In the past few years, the number of people who use cryptocurrency has grown by a huge amount. What used to be hidden away in dark corners of the internet is now widely known. In its short history so far, it has gone public, broken market records, and crashed.
During the pandemic, this digital currency was used a lot more than before. Bitcoin went from being worth $8,000 in November 2019 to being worth more than $67,500 in November 2021. The FCA says that crypto’s popularity also grew: by June 2021, 2,3 million Britons had invested in crypto, which is a 20% increase from the year before.
After reaching those dizzying heights, though, cryptocurrency fell just as quickly as it had risen. In the spring of 2022, $2 trillion was wiped out around the world.

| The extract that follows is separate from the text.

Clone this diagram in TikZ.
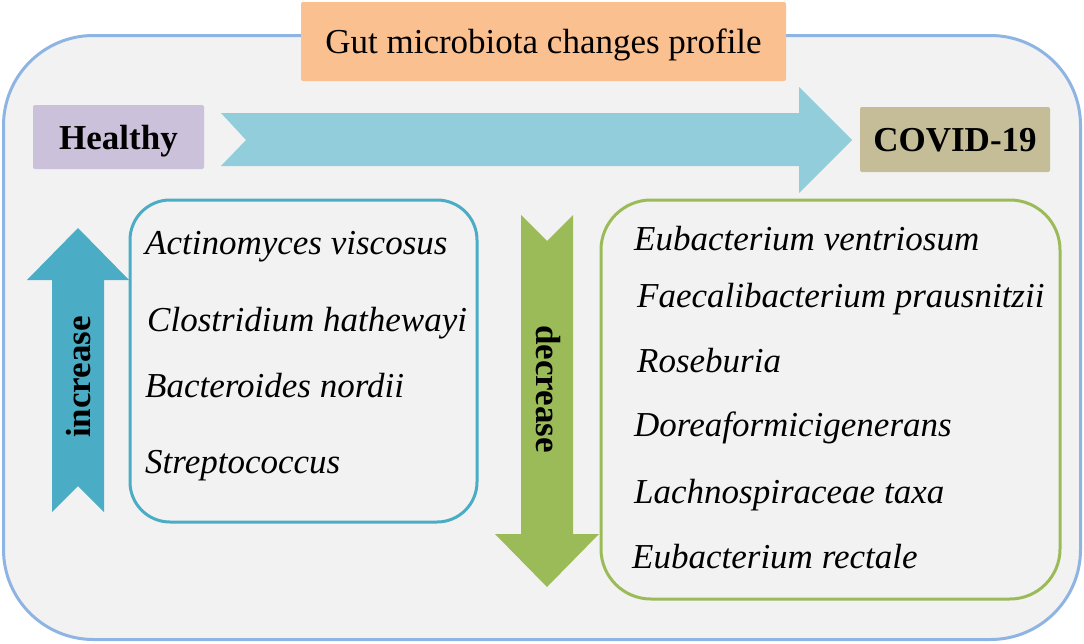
\documentclass[tikz,border=0pt]{standalone}
\usepackage{fontspec}
\setmainfont{Liberation Serif}
\definecolor{outerblue}{HTML}{8EB4E3}
\definecolor{bggray}{HTML}{F2F2F2}
\definecolor{titleor}{HTML}{FAC090}
\definecolor{healthyp}{HTML}{CCC1DA}
\definecolor{arrlight}{HTML}{92CDDC}
\definecolor{covidk}{HTML}{C4BD97}
\definecolor{incblue}{HTML}{4BACC6}
\definecolor{decgreen}{HTML}{9BBB59}
\begin{document}
\begin{tikzpicture}[x=1pt,y=-1pt,
  bigtxt/.style={font=\fontsize{35}{40}\selectfont},
  boldtxt/.style={font=\fontsize{35}{40}\selectfont\bfseries},
  labelbox/.style={inner sep=0pt, rounded corners=2pt, text depth=0pt},
  listbox/.style={line width=3pt, inner sep=0pt},
  species/.style={anchor=base west, inner sep=0pt, font=\fontsize{35}{40}\selectfont\itshape}]
\useasboundingbox (0,0) rectangle (1084,643);
% outer frame
\draw[draw=outerblue, line width=3pt, fill=bggray, rounded corners=90pt] (3.5,35.5) rectangle (1080.5,639.5);
% title
\node[labelbox, fill=titleor, minimum width=485pt, minimum height=79pt, bigtxt] (title) at (543.5,41.5) {Gut microbiota changes profile};
% healthy / covid
\node[labelbox, fill=healthyp, minimum width=171pt, minimum height=64pt, boldtxt] (healthy) at (118.5,137) {Healthy};
\node[labelbox, fill=covidk, minimum width=190pt, minimum height=65pt, boldtxt] (covid) at (955,139.5) {COVID-19};
% big horizontal arrow
\fill[arrlight] (221,113) -- (799,113) -- (799,87) -- (852,140) -- (799,193) -- (799,166) -- (221,166) -- (246,140) -- cycle;
% increase arrow
\fill[incblue] (78,228) -- (129,280) -- (104,280) -- (104,512) -- (78,486) -- (52,512) -- (52,280) -- (27,280) -- cycle;
\node[boldtxt, rotate=90, inner sep=0pt] (inc) at (79,377) {increase};
% decrease arrow
\fill[decgreen] (521,215) -- (547,241) -- (573,215) -- (573,534) -- (599,534) -- (547,587) -- (495,534) -- (521,534) -- cycle;
\node[boldtxt, rotate=-90, inner sep=0pt] (dec) at (548,389) {decrease};
% list boxes
\node[listbox, draw=incblue, rounded corners=40pt, minimum width=347pt, minimum height=322pt] (incbox) at (303.5,361) {};
\node[listbox, draw=decgreen, rounded corners=50pt, minimum width=459pt, minimum height=399pt] (decbox) at (830.5,399.5) {};
% increased species
\node[species] (s1) at (145,254) {Actinomyces viscosus};
\node[species] (s2) at (147,331) {Clostridium hathewayi};
\node[species] (s3) at (145,397) {Bacteroides nordii};
\node[species] (s4) at (145,473) {Streptococcus};
% decreased species
\node[species] (d1) at (634,250) {Eubacterium ventriosum};
\node[species] (d2) at (637,307) {Faecalibacterium prausnitzii};
\node[species] (d3) at (637,372) {Roseburia};
\node[species] (d4) at (634,436) {Doreaformicigenerans};
\node[species] (d5) at (634,503) {Lachnospiraceae taxa};
\node[species] (d6) at (632,568) {Eubacterium rectale};
\end{tikzpicture}
\end{document}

Even so, cryptocurrencies, of which there are many, aren’t going away any time soon. WisdomTree did some research and found that investors, especially younger ones, are sticking with digital coins, at least for now. More and more people are also able to buy things online with crypto.
Since cryptocurrency is still popular, it is still a good idea to know at least the basics about it. Here are some facts about digital payments, how they work, and how you can use them in the future.
What is cryptocurrency?
Cryptocurrency is a type of digital currency that uses cryptography to keep it safe.
Bitcoin was the first cryptocurrency and is still the most well-known one to this day. It was set up by Satoshi Nakamoto between the end of 2008 and the beginning of 2009. He wanted to make something called a “peer-to-peer electronic cash system,” which he did. This means that there isn’t a single server in charge of everything. It’s like how people share files with each other on networks.
How does it work?
A network of peers is what makes a cryptocurrency work. These peers keep track of the history of every transaction and the balance of every account. Every person who uses a cryptocurrency like Bitcoin must keep track of what’s going on using something called blockchain. It is a public log of all the transactions that take place on the network.
When a transfer happens, the sender and recipient’s keys, or wallet addresses, along with the amount to be sent are put into a file. But before it can be sent, the transaction must be confirmed by a minor, who then marks it as legal and sends it into the network.
When a transaction happens, the information is sent to the network almost right away so that everyone can see it. It takes time to get the minors to sign off on the deal. Once the transaction is confirmed, it can’t be changed or faked. But while the transaction is still in progress, it can be faked. This is why the minor’s confirmation is so important. The transaction is added to the blockchain in this way.
Really, anyone can be a minor. But to stop everyone from trying to be a minor, which could lead to fake transactions and break the whole system, the founder made it hard to become one. As a side note, you get paid for each cryptologic puzzle you solve (which confirms a transaction).
Setting up cryptocurrency payments
Before you begin accepting cryptocurrency payments, you need to be set up to do so. There are two different ways to do this. You can either set it up on your own without using a third-party processor (the complicated way). Or you can sign up with a payment provider that does all the hard work of converting the currency for you (the more expensive route).
If you plan to set up payment yourself, you will need to manually setup a wallet and exchange accounts to receive payments. Depending on the type of wallet you choose, that will dictate the type of currency you can accept. The hard part then is programming everything needed to implement the payment: addresses, transfers, security and interface to make the payment.
If you don’t feel comfortable doing the programming required for setting up the payment, you can sign up with a payment provider. These companies do all the work for you. But be prepared for service charges. Some companies charge per transaction while others charge when you cash out your coins into your bank.
Properties of a transaction
There are five main properties of cryptocurrency payments that have made companies like Bitcoin so appealing (or not appealing depending on your take):
- Irreversible: As we’ve already talked about, once a minor agrees to a transaction, it’s set in stone and can’t be changed. No one, not even the bank or the person who started the transaction, can change it. The good thing about this is that it can’t be faked and used for something else. The bad thing is that you can’t get your money back if you send it to the wrong person.
- Pseudonymous: In the world of cryptocurrencies, everyone on the network can see all transactions, but no one knows who you really are. Transactions are made using strings of characters that are called addresses.
- Transactions happen quickly because they can happen anywhere, at any time, and to anyone in the world. They are sent into the network almost right away, and it only takes a few minutes for them to be confirmed.
- Secure: Since cryptocurrency is made with a cryptographic system, only you can see the key you need to make a transaction. Your key is made of a chain that is almost impossible to break.
- You don’t need permission: The currency can be used by anyone. No one has to give you permission to join or send transactions, and nobody can stop you.